Yıllardır çözülmeyen Kürt sorunu gençlerin yaşamına mal oluyor. Barış ve kardeşlik temelli bir çözümün arayışları çok da zor bir seçenek değilken, ısrar ve inatla seçilen çatışma, öfke, şiddet ve nefret iktidar tarafından seçim propagandasının temeli yapılıyor. Bir yerel seçimin temel gündemi kentlerin sorunları, kent halkının ihtiyaçları, beklentileri olması gerekirken mevzu buralardan sürekli kaçırılıyor. Ülkenin her yerinden geçinemiyoruz çığlıkları yükseliyor. İşçiler, memurlar, emekliler, çiftçiler, gençler tüm kesimler “deli gibi çalışıyoruz ama aldığımız ücretle geçinemiyoruz” diyorlar. 10 bin lira emekli maaşı, 17 bin lira asgari ücret ile milyonların geçinmesi beklenirken AKP iktidarı ülkeye hiçbir somut çözüm önerisi sunamıyor.

Aynı genel seçimlerde olduğu gibi somut çözümler sunamayan iktidar halkın, emekçilerin en geri duygularına seslenerek, hamasetle iktidar tesisini sağlamaya çalışıyor. Bir depremle başımıza çökmeyecek ve hayatımızı zindan etmeyecek bir de kirası ödenebilecek, yaşanabilecek konut gibi en temel barınma hakkının temel sorunlardan biri olduğu açık iken, 31 Mart yerel seçimlerinde tüm bunları gerçek sorunu kabul eden belediyecilik anlayışını tartışmak hayati.

KADINLAR İÇİN DEĞİL RANT İÇİN BELEDİYECİLİK

Öte yandan yerel yönetimlerin kadınlara dair atması gereken somut adımlar var iken bu noktayı temel gündem yapmayan bir yerel yönetim anlayışı ülkenin genelinde hakim. Bu durumu yasal düzenlemeye karşın belediyelerin sığınma evi açma yükümlülüğünü yerine getirmemesinden değerlendirebiliriz. Rakamlar bu noktada hiç iç açıcı değil. Türkiye’de 112 Aile ve Sosyal Hizmetler Bakanlığına, 33 belediyelere, 3 Göç İdaresine, 1 adet ise Mor Çatı’ya bağlı toplam 149 sığınak bulunuyor.

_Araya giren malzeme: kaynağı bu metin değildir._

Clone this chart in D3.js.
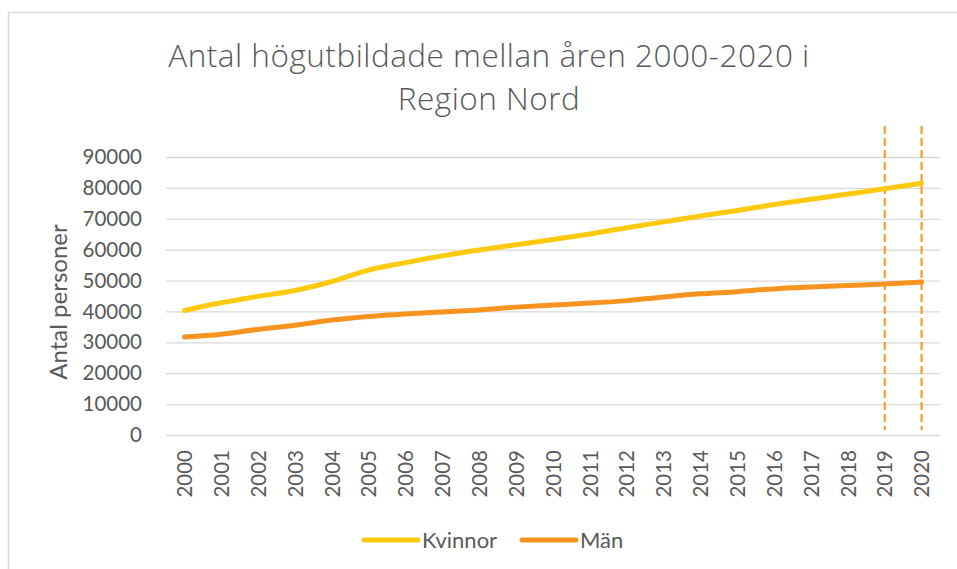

Büyükşehirlere dair rakamlar ne kadar yetersiz bir durumun bulunduğunu açıkça gösteriyor. İstanbul’da Aile ve Sosyal Politikalar Bakanlığına ve yerel yönetimlere bağlı toplam 19 kadın sığınma evi bulunuyor. İzmir'de İzmir Büyükşehir Belediyesi ile birlikte toplamda 31 belediye bulunuyor. 31 belediyenin bulunduğu kentte sadece 12 Kadın Danışma Merkezi, 5 tane de aktif kadın sığınma evi mevcut. Ankara’da 3 Aile ve Sosyal Hizmetler Bakanlığı, 1 büyükşehir belediyesi, 3 ilçe belediyeler, 1 Göç İdaresine bağlı toplam 9 sığınak var. Antalya'da 4 tane sığınma evi var bir tanesi bakanlığa 3 tanesi de belediyelere ait.

Kreşler, çocuk bakım alanları, kadın danışma merkezleri, iş ve meslek edindirme konusunda hizmetler, kadın istihdamına ilişkin somut adımlar, hasta yaşlı bakım merkezleri, güvenli parklar, sosyal alanlar, toplu taşımada kadınların güvenliğini önceleyen hizmet anlayışı gibi sayılabilecek pek çok nokta kentlere dair kadınların çok somut ve acil ihtiyaçları arasında yer alıyor. Bu ve buna benzer çalışmalar belki partilerin seçim bildirgelerinde yer alacak, adayların propaganda ve vaatlerinde sözü edilecek ilerleyen günlerde. Ama biliyoruz ki hayata geçirmek anlamına gelmeyecek bu vaatler.

ANCAK ÖRGÜTLENİRSEK…

Tüm bu saydığımız ihtiyaç ve talepler hayati ve olmazsa olmaz maddeler. O nedenle talep etmekten, istemekten, dillendirmekten asla vazgeçilmeyecek noktalar. Mahallede bir park talep etmek, belediyenin bunu gerçekleştirmesi için örgütlenerek isteğini dile getirmek, yerel yönetimlerin kararlarını halkla birlikte almasını sağlayacak mekanizmalar yaratacak esasen. Sosyal alanlar, parklar ve kadınların güvenle zaman geçirebileceği kent merkezlerini talep etmek, depremden sonra küçücük bir konteyner bile bulamayacak hale gelmemek anlamına da gelecek bir yandan.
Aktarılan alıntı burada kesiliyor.